I am slowly coming to the conclusion though that what makes me attached to the people and places I grow to love is not my proximity to them but the changes they effect in me. There have been many people and places in my life that have had profound effects on me. Being a passionate person these are very rarely moderate changes but huge big ones. The first was a long time ago whilst at boarding school, the Nuns and the school Chapel.

At a time when for many personal reasons I was vulnerable, they provided me with a stability  I would not have otherwise had. This time in my life is very much the foundation of who I am. I have realized over this last year, you can take the girl out of the Roman Catholic Church but you can not remove what it is to be essentially Catholic. When I left this school, it was a most difficult time for me, all I had and knew collapsed, as indeed did my Faith.
It has been a long a round about journey back to where I am today. My mother always said you return to the worship you began with. I think she desperately hoped that would be the Salvation Army. Her spiritual home. However, for me the routine of the Daily Office, the sharing of The Body of Christ at Mass, the reflection of Benediction and the theological ideals of what it means to be a Catholic Anglican is where I have found my home. It is not where I started, it is not where my Mother would have seen me and certainly I am not in the Convent as the Nuns had foretold. But I have found many places of Sanctuary in Oxford. Each has given me back a bit of what I have lost through my past. Yesterday I was sad as I said Goodbye to one, today however I rejoice in the fact that I am not leaving it behind. I am taking it with me, for it has changed me. As long as I take that change in my heart and carry on what has been started, I am taking it with me.

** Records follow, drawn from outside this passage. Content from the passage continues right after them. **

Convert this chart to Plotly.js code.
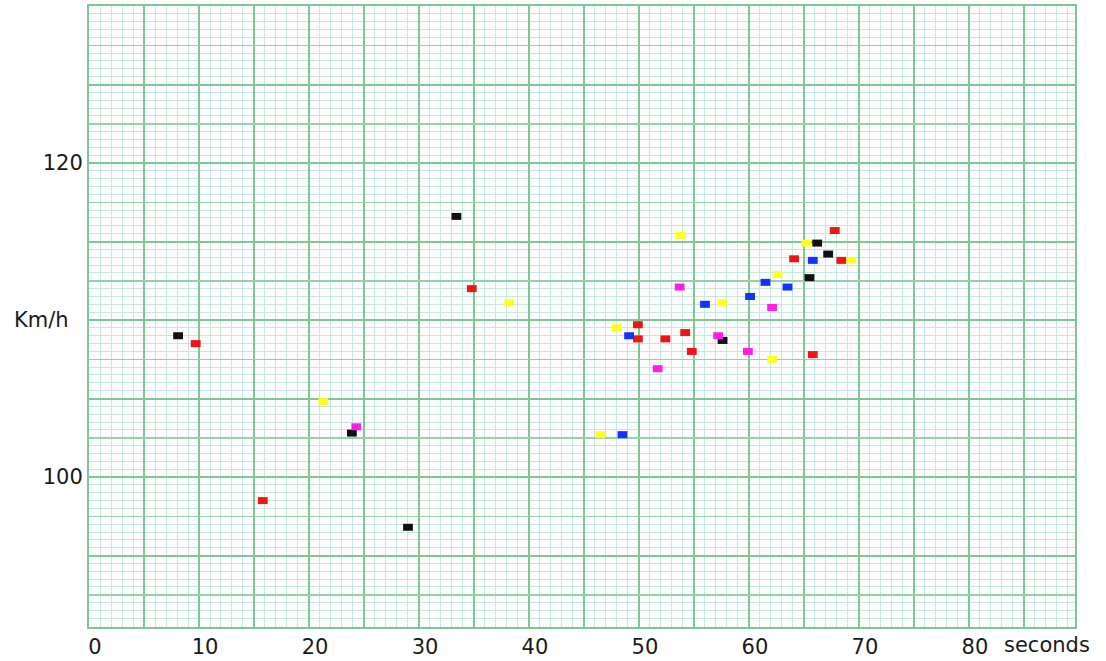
<!DOCTYPE html>
<html>
<head>
<meta charset="utf-8">
<script src="https://cdn.plot.ly/plotly-3.0.1.min.js"></script>
<style>html,body{margin:0;padding:0;background:#fff;}#chart{width:1106px;height:661px;}</style>
</head>
<body>
<div id="chart"></div>
<script>
// Time (seconds) and speed (Km/h) readings, one set per colour
const blackX   = [8.1, 23.9, 29.0, 33.4, 57.6, 65.5, 66.2, 67.2];
const blackY   = [109.0, 102.8, 96.8, 116.6, 108.7, 112.7, 114.9, 114.2];
const redX     = [9.7, 15.8, 34.8, 49.9, 49.9, 52.4, 54.2, 54.8, 64.1, 65.8, 67.8, 68.4];
const redY     = [108.5, 98.5, 112.0, 109.7, 108.8, 108.8, 109.2, 108.0, 113.9, 107.8, 115.7, 113.8];
const yellowX  = [21.3, 38.2, 46.5, 48.0, 53.8, 57.6, 62.1, 62.6, 65.2, 69.3];
const yellowY  = [104.8, 111.1, 102.7, 109.5, 115.4, 111.1, 107.5, 112.9, 114.9, 113.8];
const magentaX = [24.3, 51.7, 53.7, 57.2, 59.9, 62.1];
const magentaY = [103.2, 106.9, 112.1, 109.0, 108.0, 110.8];
const blueX    = [48.5, 49.1, 56.0, 60.1, 61.5, 63.5, 65.8];
const blueY    = [102.7, 109.0, 111.0, 111.5, 112.4, 112.1, 113.8];

const xTickVals = [0,5,10,15,20,25,30,35,40,45,50,55,60,65,70,75,80,85];
const xTickText = ['0','','10','','20','','30','','40','','50','','60','','70','','80',''];
const yTickVals = [92.5,95,97.5,100,102.5,105,107.5,110,112.5,115,117.5,120,122.5,125,127.5];
const yTickText = ['','','','100','','','','','','','','120','','',''];
const yMajorVals = [95,100,105,110,115,120,125];

function series(x, y, color) {
  return {
    x: x, y: y, type: 'scatter', mode: 'markers', showlegend: false, hoverinfo: 'x+y',
    marker: {symbol: 'line-ew', size: 7, color: color, line: {color: color, width: 7}}
  };
}

const traces = [
  {x: [null], y: [null], xaxis: 'x', yaxis: 'y2', type: 'scatter', mode: 'markers', showlegend: false, hoverinfo: 'skip'},
  series(blackX, blackY, '#111111'),
  series(redX, redY, '#f01414'),
  series(yellowX, yellowY, '#ffff1e'),
  series(magentaX, magentaY, '#ff1ee6'),
  series(blueX, blueY, '#1432ff')
];

const thick = '#7cc795';
const medium = '#95d0a9';
const thin = '#c6e7df';
const tickFont = {family: 'DejaVu Sans, sans-serif', size: 21, color: '#1a1a1a'};

const layout = {
  width: 1106, height: 661,
  margin: {l: 89, r: 31, t: 6, b: 34},
  paper_bgcolor: '#ffffff',
  plot_bgcolor: '#fbfcfb',
  xaxis: {
    range: [0, 89.64], fixedrange: true,
    tickmode: 'array', tickvals: xTickVals, ticktext: xTickText,
    showgrid: true, gridcolor: thick, gridwidth: 2,
    minor: {tickmode: 'linear', tick0: 0, dtick: 1, showgrid: true, gridcolor: thin, gridwidth: 1},
    zeroline: false, ticks: '', tickfont: tickFont, ticklabelshift: 6,
    showline: true, linecolor: thick, linewidth: 2, mirror: true
  },
  yaxis: {
    range: [90.45, 130], fixedrange: true,
    tickmode: 'array', tickvals: yTickVals, ticktext: yTickText,
    showgrid: true, gridcolor: medium, gridwidth: 1.5,
    minor: {tickmode: 'linear', tick0: 0, dtick: 0.5, showgrid: true, gridcolor: thin, gridwidth: 1},
    zeroline: false, ticks: '', tickfont: tickFont,
    showline: true, linecolor: thick, linewidth: 2, mirror: true
  },
  yaxis2: {
    range: [90.45, 130], overlaying: 'y', fixedrange: true,
    tickmode: 'array', tickvals: yMajorVals,
    showgrid: true, gridcolor: thick, gridwidth: 2,
    showticklabels: false, zeroline: false, ticks: ''
  },
  annotations: [
    {text: 'Km/h', xref: 'paper', yref: 'y', x: -0.078, y: 110, xanchor: 'left', yanchor: 'middle',
     showarrow: false, font: tickFont},
    {text: 'seconds', xref: 'paper', yref: 'paper', x: 0.926, y: -0.029, xanchor: 'left', yanchor: 'middle',
     showarrow: false, font: tickFont}
  ],
  showlegend: false
};

Plotly.newPlot('chart', traces, layout, {displayModeBar: false, staticPlot: true});
</script>
</body>
</html>
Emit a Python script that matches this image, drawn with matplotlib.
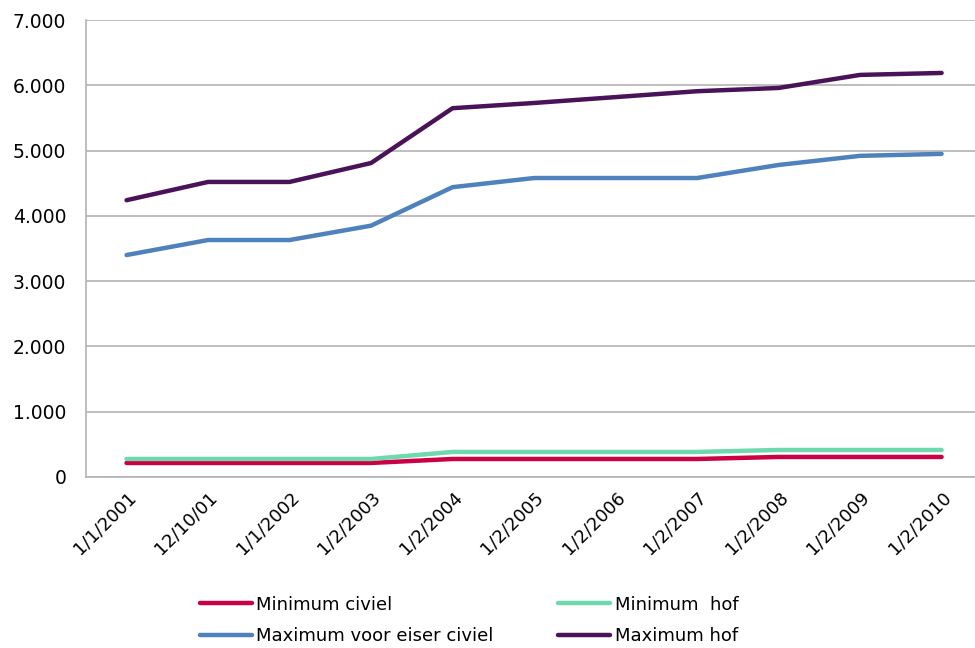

So much of what God gives us it is easy to leave behind. The gifts and opportunity left in our paths are easily dismissed. It is easy to walk away, I know I have been guilty of it many times. God knocks on our door and say "Who me, are you kidding?" It has certainly been tempting to say that this time. To stay firmly in the places that have taught me to be at peace with my self and my beliefs, it would certainly be the easy option. But I think to stay would be to waste the gifts that have been placed before me. So this time, I am taking home and God with me, to make a new home with the old one as a foundation. So I guess what I am saying is home (and God) is where your heart has been and where your heart is yet to go.